I have lived in denial when it comes to money. It's too easy to do. The thing we all have to come to realize is eventually denial is trumped by reality. It is so important to bite the bullet and deal with the harshness when it comes. Times are hard right now. That doesn't mean they won't be better by this time next year, or in two years. If we learn to be honest enough with ourselves, to recognize the need to cut back for now, we will be happier in the long run.

In other words, deal with the fact that spending less now will leave you more after the holidays. Sit down, look over what you have to spend, and stay within those limits! It really is just that easy (No Errin. Not even if it's on mega-sale).

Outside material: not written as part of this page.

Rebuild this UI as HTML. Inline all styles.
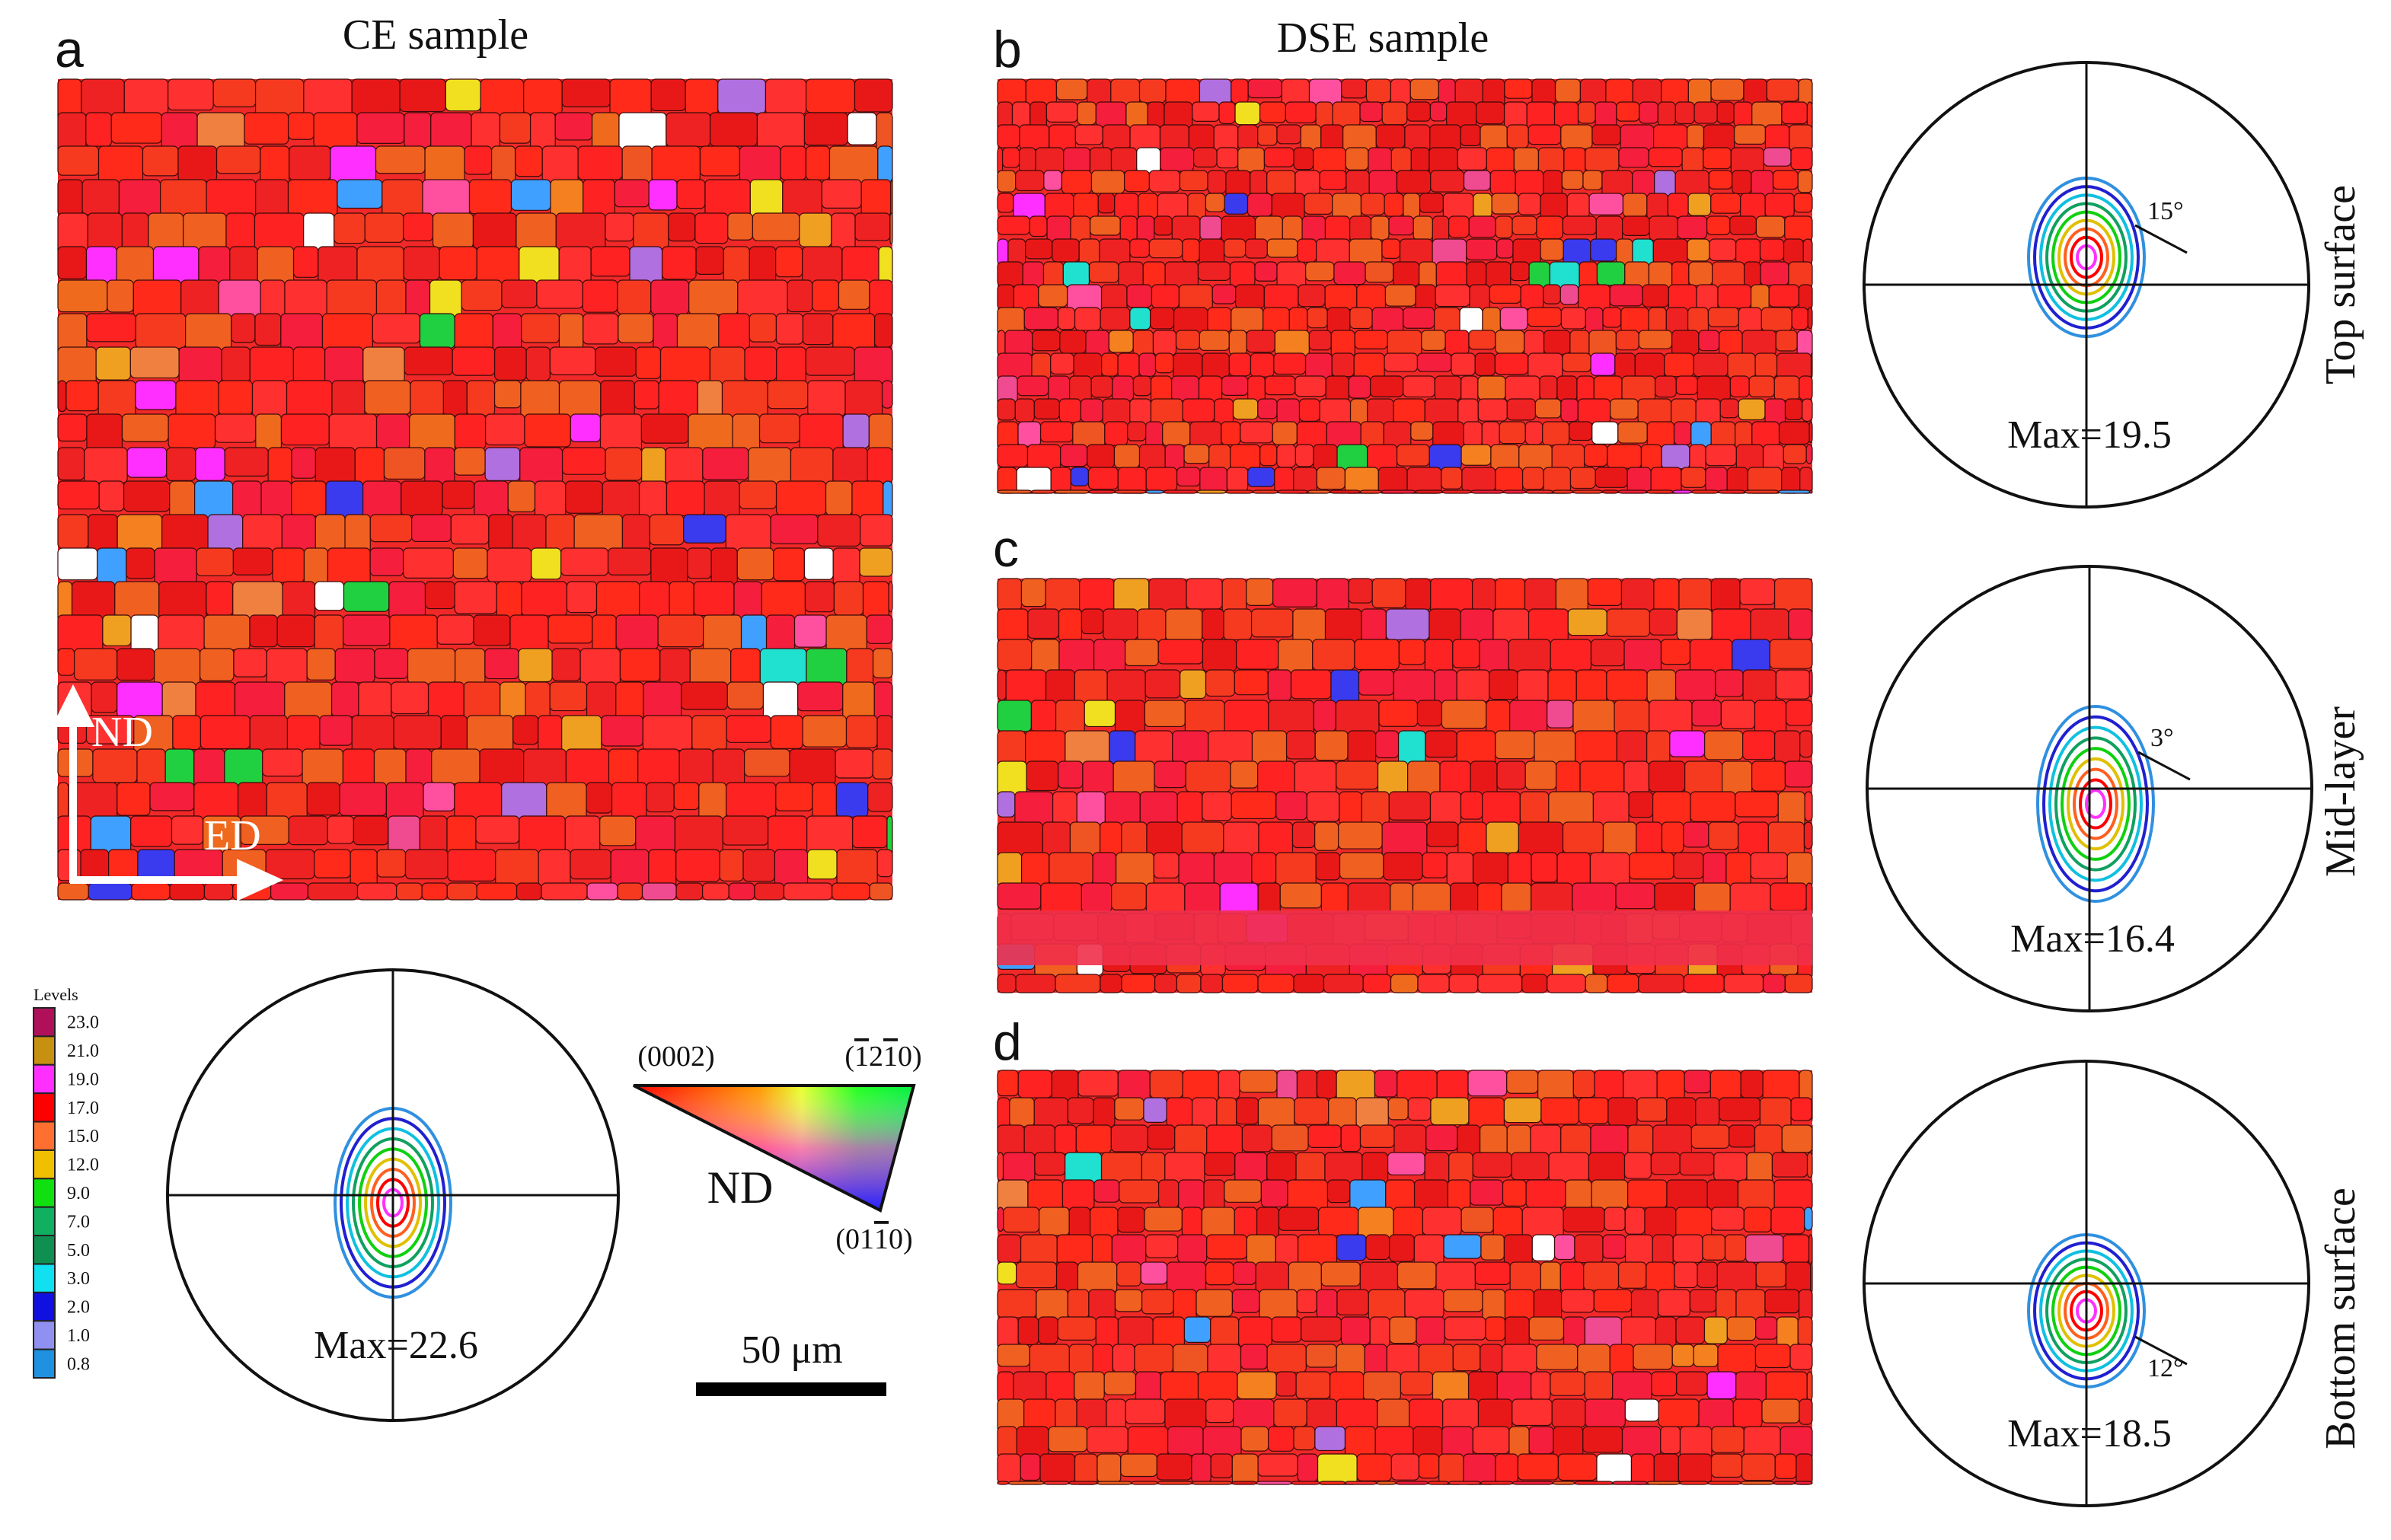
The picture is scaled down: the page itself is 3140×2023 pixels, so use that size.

Quick review: be honest with your kids, look to making new traditions to make Christmas more meaningful, and watch what you spend. Good luck!

1 comment:

Cynthia said...

I was so happy when my 5 year old reminded me and his sister that Christmas isn't all about presents, but Jesus' birth! I have always tried to keep gifts "small" and this year I decided too to cut back to one gift from Santa. Why not have it be one special gift? I love that idea. I told my kids that Santa has to give to all the other kids in the world too. I also decided on a new tradition I want to do (guess I better get on it though! Christmas is coming so quick!) But that we go out to eat as a family and then hit the "Family Dollar" store (this isn't the dollar store) and we each break off and pick a gift for each family member, as secretly as possible :).
Now I just need to keep on convincing husband that Family Dollar is a better choice than Target because it's cheaper and less overwhelming...
We've never had the kids pick for each other or for me and hubby, and I wanted to bring the focus into the joy of giving something to each family member.
Thanks for sharing your insight on this issue Laurie!